A la Gare Franche, on croise aussi Jean-Luc Brisson, artiste, directeur du département arts plastiques de l’École Nationale Supérieure du Paysage de Versailles. Il a puisé dans l’observation des transformations végétales des principes poétiques naturels. Les phénomènes d’évaporation, de condensation, de polinarisation si difficile à concevoir intellectuellement sont en fait des œuvres constantes de la nature. Elles pullulent autour de nous, omniprésentes, toujours renouvelées (Lire L’Evaporation Motrice ; Ed Actes Sud – 1999).
Parler aux plantes est bien un art. Dans ce jardin là, chacun trouve ce qu’il est venu chercher. Il suffit de semer sans a priori sur ce qui va germer. Et d’être patient et confiant. Isabelle Hervouët et Paolo Cardona, de la compagnie Skappa ! ont construit leur dernier spectacle, In 1 et 2, avec à l’esprit la pensée de Gilles Clément. Ils ont mis en œuvre leur tiers paysage imaginaire. Le jardinier est incarné par Isabelle Hervouët dont le visage change comme le temps, parfois ensoleillé, parfois maussade et parfois même en pluie. Quant au jardin, il a sans doute à voir avec celui de notre enfance. Il était plus sauvage qu’innocent. Les traces qu’il laisse dans nos esprits sont des images polyphoniques vives, des traits de peinture et des ombres jetées sur du papier qui germent, poussent ou grimpent, se fanent et germent à nouveau un peu plus loin avec d’autres matériaux et d’autres formes… Ni tout à fait les mêmes ni tout à fait autres…
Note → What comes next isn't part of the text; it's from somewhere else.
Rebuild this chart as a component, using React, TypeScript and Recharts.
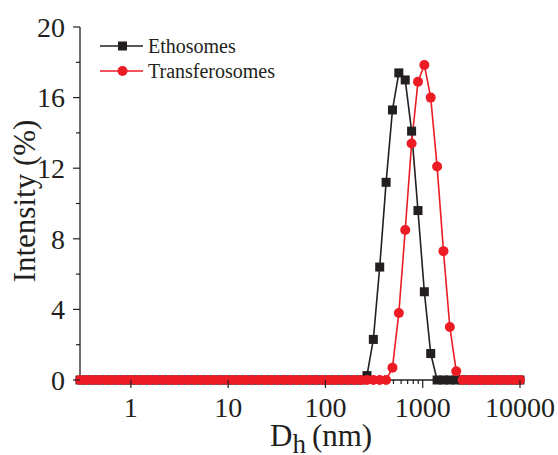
import { LineChart, Line, XAxis, YAxis } from "recharts";

// hydrodynamic diameter bins (nm)
const sizes = [
  0.3, 0.3488, 0.4058, 0.4719, 0.5487, 0.6381, 0.742, 0.8628, 1.0035, 1.1668,
  1.3569, 1.5779, 1.8349, 2.1337, 2.4812, 2.8853, 3.3552, 3.9017, 4.5394, 5.2791,
  6.139, 7.1389, 8.3016, 9.6537, 11.226, 13.055, 15.181, 17.654, 20.529, 23.873,
  27.761, 32.283, 37.541, 43.656, 50.767, 59.035, 68.651, 79.832, 92.835, 107.96,
  125.54, 146.0, 169.8, 197.6, 229.8, 267.2, 310.8, 361.4, 420.3, 488.7,
  568.3, 660.9, 768.6, 893.8, 1039.3, 1208.6, 1405.5, 1634.4, 1900.6, 2210.2,
  2570.2, 2988.8, 3475.6, 4041.7, 4700.0, 5465.6, 6355.8, 7391.0, 8594.8, 10000,
];

const ethosomes = [
  0, 0, 0, 0, 0, 0, 0, 0, 0, 0,
  0, 0, 0, 0, 0, 0, 0, 0, 0, 0,
  0, 0, 0, 0, 0, 0, 0, 0, 0, 0,
  0, 0, 0, 0, 0, 0, 0, 0, 0, 0,
  0, 0, 0, 0, 0, 0.25, 2.3, 6.4, 11.2, 15.3,
  17.4, 17.0, 14.1, 9.6, 5.0, 1.5, 0, 0, 0, 0,
  0, 0, 0, 0, 0, 0, 0, 0, 0, 0,
];

const transferosomes = [
  0, 0, 0, 0, 0, 0, 0, 0, 0, 0,
  0, 0, 0, 0, 0, 0, 0, 0, 0, 0,
  0, 0, 0, 0, 0, 0, 0, 0, 0, 0,
  0, 0, 0, 0, 0, 0, 0, 0, 0, 0,
  0, 0, 0, 0, 0, 0, 0, 0, 0, 0.7,
  3.8, 8.5, 13.4, 16.9, 17.85, 16.0, 12.1, 7.3, 3.0, 0.5,
  0, 0, 0, 0, 0, 0, 0, 0, 0, 0,
];

const majorX = [1, 10, 100, 1000, 10000];
// minor ticks elsewhere sit under the baseline markers, only these show
const xTicks = [1, 10, 100, 500, 600, 700, 800, 900, 1000, 10000];
const yTicks = [0, 2, 4, 6, 8, 10, 12, 14, 16, 18, 20];

const BLACK = "#231F20";
const RED = "#ED1C24";
const FONT = '"Liberation Serif", "Times New Roman", serif';

const data = sizes.map((d, i) => ({
  d,
  eth: ethosomes[i],
  trans: transferosomes[i],
}));

const XTick = (props: any) => {
  const { x, y, payload } = props;
  const major = majorX.includes(payload.value);
  return (
    <g>
      <line x1={x} x2={x} y1={y} y2={y + (major ? 8 : 4)} stroke={BLACK} strokeWidth={1.2} />
      {major && (
        <text x={x} y={y + 37} textAnchor="middle" fontSize={28} fontFamily={FONT} fill={BLACK}>
          {payload.value}
        </text>
      )}
    </g>
  );
};

const YTick = (props: any) => {
  const { x, y, payload } = props;
  const major = payload.value % 4 === 0;
  return (
    <g>
      <line x1={x} x2={x - (major ? 7 : 4)} y1={y} y2={y} stroke={BLACK} strokeWidth={1.2} />
      {major && (
        <text x={x - 15} y={y} dy="0.35em" textAnchor="end" fontSize={28} fontFamily={FONT} fill={BLACK}>
          {payload.value}
        </text>
      )}
    </g>
  );
};

const SquareDot = (props: any) => {
  const { cx, cy, index } = props;
  return <rect key={`sq-${index}`} x={cx - 4.5} y={cy - 4.5} width={9} height={9} fill={BLACK} />;
};

const CircleDot = (props: any) => {
  const { cx, cy, index } = props;
  return <circle key={`ci-${index}`} cx={cx} cy={cy} r={5} fill={RED} />;
};

function LegendOverlay() {
  const rows = [
    { name: "Ethosomes", color: BLACK, y: 46, square: true },
    { name: "Transferosomes", color: RED, y: 71, square: false },
  ];
  return (
    <svg width={558} height={455} style={{ position: "absolute", left: 0, top: 0, pointerEvents: "none" }}>
      {rows.map((r) => (
        <g key={r.name}>
          <line x1={100} x2={143} y1={r.y} y2={r.y} stroke={r.color} strokeWidth={1.6} />
          {r.square ? (
            <rect x={118} y={r.y - 4.5} width={9} height={9} fill={r.color} />
          ) : (
            <circle cx={122.5} cy={r.y} r={5} fill={r.color} />
          )}
          <text x={148} y={r.y + 7} fontSize={20} fontFamily={FONT} fill={BLACK}>
            {r.name}
          </text>
        </g>
      ))}
    </svg>
  );
}

export default function App() {
  return (
    <div style={{ position: "absolute", left: 0, top: 0, width: 558, height: 455, background: "#fff" }}>
      <LineChart width={558} height={455} data={data} margin={{ top: 27, right: 38, bottom: 0, left: 0 }}>
        <XAxis
          dataKey="d"
          type="number"
          scale="log"
          domain={[0.3, 10000]}
          ticks={xTicks}
          interval={0}
          height={75}
          tickSize={0}
          tickMargin={0}
          tickLine={false}
          tick={<XTick />}
          axisLine={{ stroke: BLACK, strokeWidth: 1.3 }}
          label={{
            content: () => (
              <text x={270} y={446} fontSize={31} fontFamily={FONT} fill={BLACK}>
                D
                <tspan fontSize={27} dy={7}>h</tspan>
                <tspan dy={-7} dx={6}>(nm)</tspan>
              </text>
            ),
          }}
        />
        <YAxis
          type="number"
          domain={[0, 20]}
          ticks={yTicks}
          interval={0}
          width={80}
          tickSize={0}
          tickMargin={0}
          tickLine={false}
          tick={<YTick />}
          axisLine={{ stroke: BLACK, strokeWidth: 1.3 }}
          label={{
            content: () => (
              <text
                transform="translate(35, 201) rotate(-90)"
                textAnchor="middle"
                fontSize={31}
                fontFamily={FONT}
                fill={BLACK}
              >
                Intensity (%)
              </text>
            ),
          }}
        />
        <Line
          type="linear"
          dataKey="eth"
          name="Ethosomes"
          stroke={BLACK}
          strokeWidth={1.6}
          dot={<SquareDot />}
          activeDot={false}
          isAnimationActive={false}
        />
        <Line
          type="linear"
          dataKey="trans"
          name="Transferosomes"
          stroke={RED}
          strokeWidth={1.6}
          dot={<CircleDot />}
          activeDot={false}
          isAnimationActive={false}
        />
      </LineChart>
      <LegendOverlay />
    </div>
  );
}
Ailleurs à Marseille et partout dans le monde, l’équipe des Pas Perdus, avec leur Esprit cabanon, leurs Maisons de l’ordinaire et de la fantaisie font pousser dans des terres apparemment arides et au cœur du béton et du bitume de l’imprévu et du désir… Dans un tout autre genre, Jacques Simon dessine sur la campagne et invente l’« articulture »… Le Phun ensemence des quartiers de ville et les transforme en jardin potager, au croisement de la performance et du tableau organique. Décidément, le jardin est un spectacle digne de ce nom. Pas un ornement, un art de vivre.